> _YOUR TASK_
Starting with the first line of the data below, copy each line up to and including the one containing "const rightYTicks = [3.4, 3.6, 3.8, 4.0, 4.2, 4.4, 4.6];". Pictures stay out.

● ● ● ● ● ● ●

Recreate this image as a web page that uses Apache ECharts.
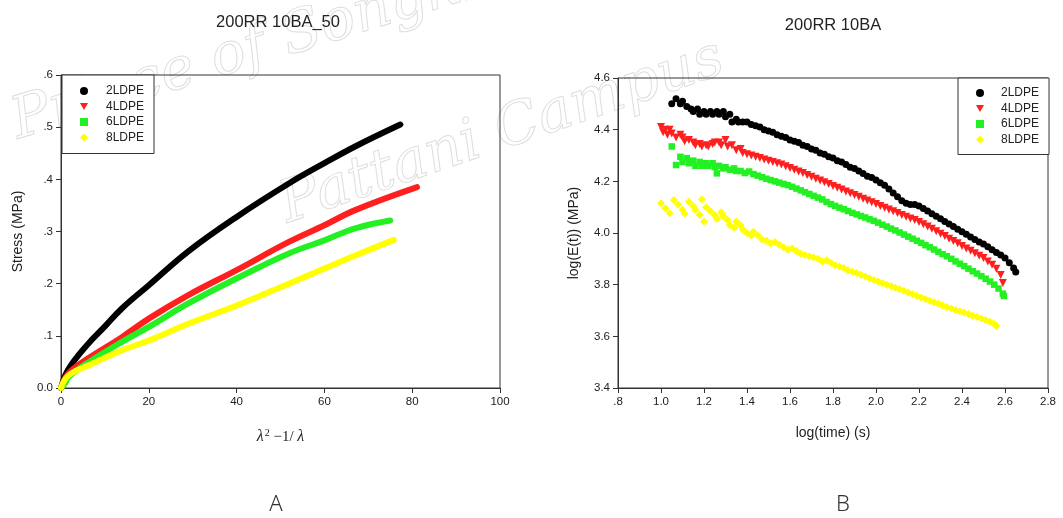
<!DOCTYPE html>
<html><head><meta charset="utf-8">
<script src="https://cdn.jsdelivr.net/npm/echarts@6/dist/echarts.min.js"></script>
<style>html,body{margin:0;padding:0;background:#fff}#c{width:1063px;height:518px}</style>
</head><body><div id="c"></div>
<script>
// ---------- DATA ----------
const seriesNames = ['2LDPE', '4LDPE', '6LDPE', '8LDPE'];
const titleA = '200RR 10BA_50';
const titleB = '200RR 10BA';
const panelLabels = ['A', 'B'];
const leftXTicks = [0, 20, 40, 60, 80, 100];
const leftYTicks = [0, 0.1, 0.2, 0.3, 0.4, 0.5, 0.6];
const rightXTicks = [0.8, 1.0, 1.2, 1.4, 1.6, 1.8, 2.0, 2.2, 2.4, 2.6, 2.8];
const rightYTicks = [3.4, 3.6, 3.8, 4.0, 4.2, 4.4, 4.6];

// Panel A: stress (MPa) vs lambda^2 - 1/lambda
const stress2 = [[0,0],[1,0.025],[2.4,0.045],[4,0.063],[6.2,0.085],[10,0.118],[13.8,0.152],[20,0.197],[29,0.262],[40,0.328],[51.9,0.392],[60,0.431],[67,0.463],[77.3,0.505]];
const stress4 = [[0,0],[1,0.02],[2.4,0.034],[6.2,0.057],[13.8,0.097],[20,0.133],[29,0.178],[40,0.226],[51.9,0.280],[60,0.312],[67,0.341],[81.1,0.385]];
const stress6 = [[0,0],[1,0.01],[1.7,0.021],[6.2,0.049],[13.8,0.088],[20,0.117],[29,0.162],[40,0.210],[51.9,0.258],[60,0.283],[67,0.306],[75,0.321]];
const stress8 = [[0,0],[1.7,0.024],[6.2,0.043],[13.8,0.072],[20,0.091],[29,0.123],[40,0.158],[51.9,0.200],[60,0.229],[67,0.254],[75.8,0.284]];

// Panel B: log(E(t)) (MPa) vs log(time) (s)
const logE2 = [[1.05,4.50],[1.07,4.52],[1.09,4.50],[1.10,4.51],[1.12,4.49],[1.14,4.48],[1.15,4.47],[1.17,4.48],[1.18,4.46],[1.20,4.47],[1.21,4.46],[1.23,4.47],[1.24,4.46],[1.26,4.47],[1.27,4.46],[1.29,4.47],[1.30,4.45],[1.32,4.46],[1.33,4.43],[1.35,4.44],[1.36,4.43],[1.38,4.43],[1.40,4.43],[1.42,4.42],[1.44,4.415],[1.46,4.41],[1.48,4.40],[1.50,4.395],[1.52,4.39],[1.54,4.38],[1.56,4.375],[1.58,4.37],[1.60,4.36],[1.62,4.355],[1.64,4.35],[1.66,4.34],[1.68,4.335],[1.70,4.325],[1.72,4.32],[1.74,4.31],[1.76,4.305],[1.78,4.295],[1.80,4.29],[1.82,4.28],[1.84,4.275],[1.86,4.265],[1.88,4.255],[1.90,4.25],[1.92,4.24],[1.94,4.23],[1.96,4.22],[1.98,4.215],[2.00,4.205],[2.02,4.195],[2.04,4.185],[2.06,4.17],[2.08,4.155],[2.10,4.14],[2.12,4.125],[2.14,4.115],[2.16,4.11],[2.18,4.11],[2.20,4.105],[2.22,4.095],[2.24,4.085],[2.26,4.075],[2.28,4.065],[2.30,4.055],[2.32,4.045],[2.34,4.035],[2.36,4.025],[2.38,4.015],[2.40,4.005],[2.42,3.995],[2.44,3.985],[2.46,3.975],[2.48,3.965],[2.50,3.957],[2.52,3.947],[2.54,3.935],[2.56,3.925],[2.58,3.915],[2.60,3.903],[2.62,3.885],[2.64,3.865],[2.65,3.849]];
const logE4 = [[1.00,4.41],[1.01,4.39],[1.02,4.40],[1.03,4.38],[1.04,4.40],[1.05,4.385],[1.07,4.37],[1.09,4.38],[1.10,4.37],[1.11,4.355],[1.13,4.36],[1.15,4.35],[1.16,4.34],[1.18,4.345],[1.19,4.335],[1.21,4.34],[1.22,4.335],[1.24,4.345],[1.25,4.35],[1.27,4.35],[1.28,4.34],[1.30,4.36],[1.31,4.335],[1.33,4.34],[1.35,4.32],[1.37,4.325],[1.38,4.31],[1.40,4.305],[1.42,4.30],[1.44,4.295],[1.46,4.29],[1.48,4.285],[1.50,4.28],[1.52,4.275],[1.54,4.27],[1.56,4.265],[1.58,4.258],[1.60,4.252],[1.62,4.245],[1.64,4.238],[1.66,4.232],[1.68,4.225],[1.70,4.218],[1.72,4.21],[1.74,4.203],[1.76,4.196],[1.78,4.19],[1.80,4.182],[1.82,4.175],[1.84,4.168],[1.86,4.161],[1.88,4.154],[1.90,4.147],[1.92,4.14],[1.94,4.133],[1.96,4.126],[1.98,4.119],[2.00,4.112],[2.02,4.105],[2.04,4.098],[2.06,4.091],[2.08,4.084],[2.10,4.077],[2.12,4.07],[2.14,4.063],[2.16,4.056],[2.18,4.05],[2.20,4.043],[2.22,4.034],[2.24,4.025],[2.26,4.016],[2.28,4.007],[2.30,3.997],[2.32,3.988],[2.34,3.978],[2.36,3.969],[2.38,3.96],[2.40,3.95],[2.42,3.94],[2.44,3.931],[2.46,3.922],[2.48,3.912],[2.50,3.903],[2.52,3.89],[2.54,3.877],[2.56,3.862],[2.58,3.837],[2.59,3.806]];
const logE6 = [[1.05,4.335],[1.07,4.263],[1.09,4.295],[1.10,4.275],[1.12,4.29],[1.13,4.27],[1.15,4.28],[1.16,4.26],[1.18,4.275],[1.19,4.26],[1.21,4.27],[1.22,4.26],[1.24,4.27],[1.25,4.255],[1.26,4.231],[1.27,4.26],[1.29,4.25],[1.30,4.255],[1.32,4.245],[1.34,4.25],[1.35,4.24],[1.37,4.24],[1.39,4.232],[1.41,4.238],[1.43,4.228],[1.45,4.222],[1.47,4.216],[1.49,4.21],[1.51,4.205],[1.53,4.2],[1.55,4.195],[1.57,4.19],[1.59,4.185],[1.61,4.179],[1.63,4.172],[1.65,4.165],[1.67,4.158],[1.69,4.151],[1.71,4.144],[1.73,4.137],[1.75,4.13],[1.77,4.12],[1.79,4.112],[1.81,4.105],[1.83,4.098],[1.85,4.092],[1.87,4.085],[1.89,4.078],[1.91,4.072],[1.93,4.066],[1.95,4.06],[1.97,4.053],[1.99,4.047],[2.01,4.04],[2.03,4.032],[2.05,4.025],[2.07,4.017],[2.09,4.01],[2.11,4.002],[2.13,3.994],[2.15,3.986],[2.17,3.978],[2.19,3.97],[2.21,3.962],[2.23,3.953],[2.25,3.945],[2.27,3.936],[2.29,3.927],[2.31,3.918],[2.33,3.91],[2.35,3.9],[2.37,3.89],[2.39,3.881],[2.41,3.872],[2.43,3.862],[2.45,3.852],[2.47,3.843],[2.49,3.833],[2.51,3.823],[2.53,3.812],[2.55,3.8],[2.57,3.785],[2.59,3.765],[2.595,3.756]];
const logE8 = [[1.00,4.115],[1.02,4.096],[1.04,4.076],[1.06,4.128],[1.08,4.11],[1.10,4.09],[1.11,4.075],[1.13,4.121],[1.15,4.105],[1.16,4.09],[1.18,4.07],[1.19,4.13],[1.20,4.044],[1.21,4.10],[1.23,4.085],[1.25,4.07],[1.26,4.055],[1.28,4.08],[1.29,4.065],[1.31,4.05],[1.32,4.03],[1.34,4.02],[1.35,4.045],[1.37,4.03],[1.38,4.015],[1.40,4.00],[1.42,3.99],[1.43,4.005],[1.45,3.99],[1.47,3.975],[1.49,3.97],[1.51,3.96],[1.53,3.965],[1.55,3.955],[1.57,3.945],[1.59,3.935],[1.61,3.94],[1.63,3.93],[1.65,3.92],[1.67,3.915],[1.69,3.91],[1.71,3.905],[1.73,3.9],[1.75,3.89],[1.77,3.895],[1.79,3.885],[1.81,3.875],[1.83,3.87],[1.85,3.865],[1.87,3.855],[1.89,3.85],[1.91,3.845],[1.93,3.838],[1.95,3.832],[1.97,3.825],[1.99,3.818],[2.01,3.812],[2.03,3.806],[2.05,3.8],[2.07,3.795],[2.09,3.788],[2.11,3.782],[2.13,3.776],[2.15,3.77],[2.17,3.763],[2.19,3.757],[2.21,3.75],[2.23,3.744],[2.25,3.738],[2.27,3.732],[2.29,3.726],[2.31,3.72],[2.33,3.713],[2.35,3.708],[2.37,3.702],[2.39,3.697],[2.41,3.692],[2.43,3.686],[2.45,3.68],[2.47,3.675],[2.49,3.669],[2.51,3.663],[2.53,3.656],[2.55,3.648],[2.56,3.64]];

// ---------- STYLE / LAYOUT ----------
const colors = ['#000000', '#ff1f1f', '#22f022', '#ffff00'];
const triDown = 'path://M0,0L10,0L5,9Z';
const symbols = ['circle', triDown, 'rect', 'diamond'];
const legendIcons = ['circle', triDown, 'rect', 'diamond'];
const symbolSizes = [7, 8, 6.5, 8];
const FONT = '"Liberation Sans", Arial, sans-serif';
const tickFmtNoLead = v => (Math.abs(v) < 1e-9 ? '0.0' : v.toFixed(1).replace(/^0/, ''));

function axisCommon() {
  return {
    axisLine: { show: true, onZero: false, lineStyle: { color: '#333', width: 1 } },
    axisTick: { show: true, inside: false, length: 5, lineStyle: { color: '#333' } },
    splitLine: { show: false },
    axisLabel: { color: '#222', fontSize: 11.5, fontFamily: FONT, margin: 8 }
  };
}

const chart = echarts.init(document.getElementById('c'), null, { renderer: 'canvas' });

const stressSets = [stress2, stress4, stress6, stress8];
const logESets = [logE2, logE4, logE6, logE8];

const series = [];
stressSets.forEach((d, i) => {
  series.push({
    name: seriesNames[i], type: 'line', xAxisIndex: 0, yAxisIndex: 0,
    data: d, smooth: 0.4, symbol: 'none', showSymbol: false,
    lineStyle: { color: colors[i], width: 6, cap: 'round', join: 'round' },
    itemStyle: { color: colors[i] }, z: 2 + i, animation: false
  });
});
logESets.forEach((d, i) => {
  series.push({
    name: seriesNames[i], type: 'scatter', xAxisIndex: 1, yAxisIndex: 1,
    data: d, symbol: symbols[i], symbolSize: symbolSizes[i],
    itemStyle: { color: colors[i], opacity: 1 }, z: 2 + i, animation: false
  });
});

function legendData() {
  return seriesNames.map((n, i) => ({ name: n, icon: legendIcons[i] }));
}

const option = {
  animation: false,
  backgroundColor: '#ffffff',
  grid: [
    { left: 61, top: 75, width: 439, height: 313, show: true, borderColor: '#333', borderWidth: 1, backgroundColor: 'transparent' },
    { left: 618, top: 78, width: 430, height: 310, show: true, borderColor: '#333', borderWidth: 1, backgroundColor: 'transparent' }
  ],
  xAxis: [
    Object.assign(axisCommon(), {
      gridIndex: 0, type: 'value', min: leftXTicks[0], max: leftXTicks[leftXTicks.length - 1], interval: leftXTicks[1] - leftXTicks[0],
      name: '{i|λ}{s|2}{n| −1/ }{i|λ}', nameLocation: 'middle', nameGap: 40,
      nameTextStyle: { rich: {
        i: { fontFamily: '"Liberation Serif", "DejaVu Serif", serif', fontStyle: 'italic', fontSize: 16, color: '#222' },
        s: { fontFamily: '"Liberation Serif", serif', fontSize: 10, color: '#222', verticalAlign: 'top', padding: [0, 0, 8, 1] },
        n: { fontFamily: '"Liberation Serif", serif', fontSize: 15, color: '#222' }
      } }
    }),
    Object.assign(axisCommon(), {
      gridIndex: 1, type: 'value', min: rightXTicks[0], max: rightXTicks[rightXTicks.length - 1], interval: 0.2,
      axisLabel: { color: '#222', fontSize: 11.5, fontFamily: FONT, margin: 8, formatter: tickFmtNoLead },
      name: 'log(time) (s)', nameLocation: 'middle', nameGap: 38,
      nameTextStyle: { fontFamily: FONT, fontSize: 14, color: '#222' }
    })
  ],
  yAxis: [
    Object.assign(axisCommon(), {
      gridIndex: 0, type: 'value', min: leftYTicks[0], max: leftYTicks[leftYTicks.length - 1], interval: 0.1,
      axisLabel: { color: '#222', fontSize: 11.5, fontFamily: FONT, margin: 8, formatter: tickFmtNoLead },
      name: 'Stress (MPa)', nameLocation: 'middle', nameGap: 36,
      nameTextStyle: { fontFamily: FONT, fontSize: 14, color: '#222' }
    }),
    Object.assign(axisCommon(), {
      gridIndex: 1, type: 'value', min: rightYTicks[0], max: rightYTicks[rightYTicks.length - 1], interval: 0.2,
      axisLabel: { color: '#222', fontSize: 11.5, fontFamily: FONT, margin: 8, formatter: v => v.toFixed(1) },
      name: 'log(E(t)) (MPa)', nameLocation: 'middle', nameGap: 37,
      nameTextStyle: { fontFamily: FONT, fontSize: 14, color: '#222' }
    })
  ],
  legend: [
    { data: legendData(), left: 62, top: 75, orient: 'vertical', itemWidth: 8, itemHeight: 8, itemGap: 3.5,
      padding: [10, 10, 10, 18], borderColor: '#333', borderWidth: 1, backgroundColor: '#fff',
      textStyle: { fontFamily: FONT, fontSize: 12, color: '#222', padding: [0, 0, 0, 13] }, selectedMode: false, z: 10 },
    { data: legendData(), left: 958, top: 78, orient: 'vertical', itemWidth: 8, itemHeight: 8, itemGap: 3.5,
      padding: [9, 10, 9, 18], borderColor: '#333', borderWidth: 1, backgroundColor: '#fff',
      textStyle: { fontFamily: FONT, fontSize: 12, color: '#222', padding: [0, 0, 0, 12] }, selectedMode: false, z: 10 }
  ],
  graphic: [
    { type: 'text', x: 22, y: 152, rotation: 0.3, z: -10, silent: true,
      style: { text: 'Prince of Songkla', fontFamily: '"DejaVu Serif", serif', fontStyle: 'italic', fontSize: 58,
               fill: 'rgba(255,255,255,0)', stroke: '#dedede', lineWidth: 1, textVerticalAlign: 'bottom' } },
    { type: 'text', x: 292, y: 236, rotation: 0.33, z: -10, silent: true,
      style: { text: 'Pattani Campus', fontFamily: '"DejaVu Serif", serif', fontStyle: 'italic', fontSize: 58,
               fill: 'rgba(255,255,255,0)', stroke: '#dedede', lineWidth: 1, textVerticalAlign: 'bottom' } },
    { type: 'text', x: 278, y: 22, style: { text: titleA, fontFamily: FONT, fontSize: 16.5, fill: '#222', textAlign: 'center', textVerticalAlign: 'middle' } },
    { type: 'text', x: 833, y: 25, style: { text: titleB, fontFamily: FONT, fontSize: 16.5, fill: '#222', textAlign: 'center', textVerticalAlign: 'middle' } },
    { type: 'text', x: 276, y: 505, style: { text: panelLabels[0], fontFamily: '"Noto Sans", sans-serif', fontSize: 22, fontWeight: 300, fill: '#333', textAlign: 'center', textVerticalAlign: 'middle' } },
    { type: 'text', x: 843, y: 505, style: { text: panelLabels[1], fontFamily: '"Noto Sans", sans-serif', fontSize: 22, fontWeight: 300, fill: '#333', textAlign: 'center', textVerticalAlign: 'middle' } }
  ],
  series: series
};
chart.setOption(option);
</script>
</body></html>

● ● ● ● ● ● ●

> _ANSWER TO THE TASK_
Recreate this image as a web page that uses Apache ECharts.
<!DOCTYPE html>
<html><head><meta charset="utf-8">
<script src="https://cdn.jsdelivr.net/npm/echarts@6/dist/echarts.min.js"></script>
<style>html,body{margin:0;padding:0;background:#fff}#c{width:1063px;height:518px}</style>
</head><body><div id="c"></div>
<script>
// ---------- DATA ----------
const seriesNames = ['2LDPE', '4LDPE', '6LDPE', '8LDPE'];
const titleA = '200RR 10BA_50';
const titleB = '200RR 10BA';
const panelLabels = ['A', 'B'];
const leftXTicks = [0, 20, 40, 60, 80, 100];
const leftYTicks = [0, 0.1, 0.2, 0.3, 0.4, 0.5, 0.6];
const rightXTicks = [0.8, 1.0, 1.2, 1.4, 1.6, 1.8, 2.0, 2.2, 2.4, 2.6, 2.8];
const rightYTicks = [3.4, 3.6, 3.8, 4.0, 4.2, 4.4, 4.6];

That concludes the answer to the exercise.